Glorious Property, the Shanghai-based real estate developer that missed missed debt payments repeatedly this year, has made good on a coupon obligation after bond holders sought legal advice, according to media reports.
The property firm belonging to troubled tycoon Zhang Zhirong paid the $26.5 million due on $250 million in 2018 bonds this month, after reports hit the press of the company’s creditors interviewing lawyers. Glorious recently announced to the Hong Kong stock exchange that it had failed to make a number of payments on debts this year, and had yet to renegotiate the obligations with creditors.
Glorious has $300 million in offshore bonds coming due on October 25th, according to Bloomberg, but had only RMB 204.9 billion ($32.2 million) in cash on hand at the end of June. The Hong Kong-listed developer is said to be shopping assets, as lenders appear unwilling to extend additional financing.
Where Did Glorious Come Up with the $26.5 Million?
Glorious’ ability to make good on its coupon obligation this month came as a surprise to some analysts after the company confirmed in its first-half financial statement on August 31st that it had lost RMB 996.6 million during the first half of the year, and had failed to meet debt payments during the period.

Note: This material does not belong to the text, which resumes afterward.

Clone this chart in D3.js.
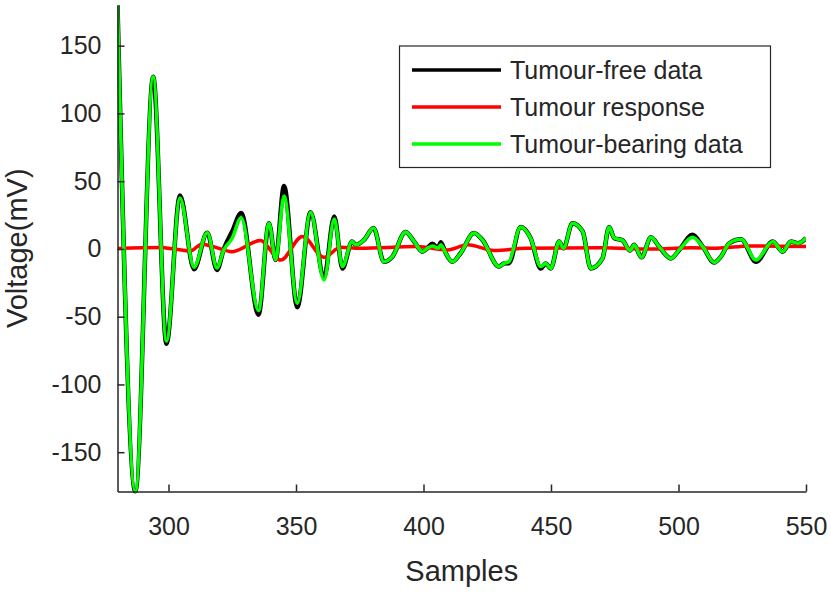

The company’s management also stated that they had missed additional payments since the end of June, raising concerns about their ability to pay off the principal of the bonds due on October 25th. Glorious has not since stated its sales for July, but its revenues for the first half of the year totalled RMB 342.4 million ($53.6 million) due to a lack of new projects to sell.
Both Moody’s and Standard & Poor’s have highlighted risks at Glorious this year, and the company’s October notes fell to 65.5 cents on the dollar this week according to Bloomberg.
Is Shanghai Bay on the Block?
Caught between tepid sales and anxious creditors, Glorious is said to be shopping existing assets to raise funds.
Among the projects that could be on the block are the latest phases in the 697,231 square metre (7.5 million square foot) Shanghai Bay project in the southern end of the city’s Xuhui district. The high-end mega-project is scheduled to start selling a new tranche of condo units this year, at prices ranging up to RMB 150,000 per square metre. (Which would make a modest 800 square metre home come in at around $1.9 million).
Unfortunately, for Glorious, the Shanghai Bay units will not be on sale in time to help meet its October bond obligations, and even then, the cash from the first round of condo sales is said to be ear-marked for paying off vendors and domestic creditors. Some analysts also raised doubts regarding the project’s target pricing, with recent sales from earlier phases at the development having sold for around RMB 70,000 per square metre.
This leaves creditors hoping that the recent uptick in Shanghai’s property market will convince an onshore lender to provide Glorious with bridge financing between now and October 25th. In the event that the developer can’t arrange new funds, offshore bond holders would be at the greatest risk in the event of any potential default.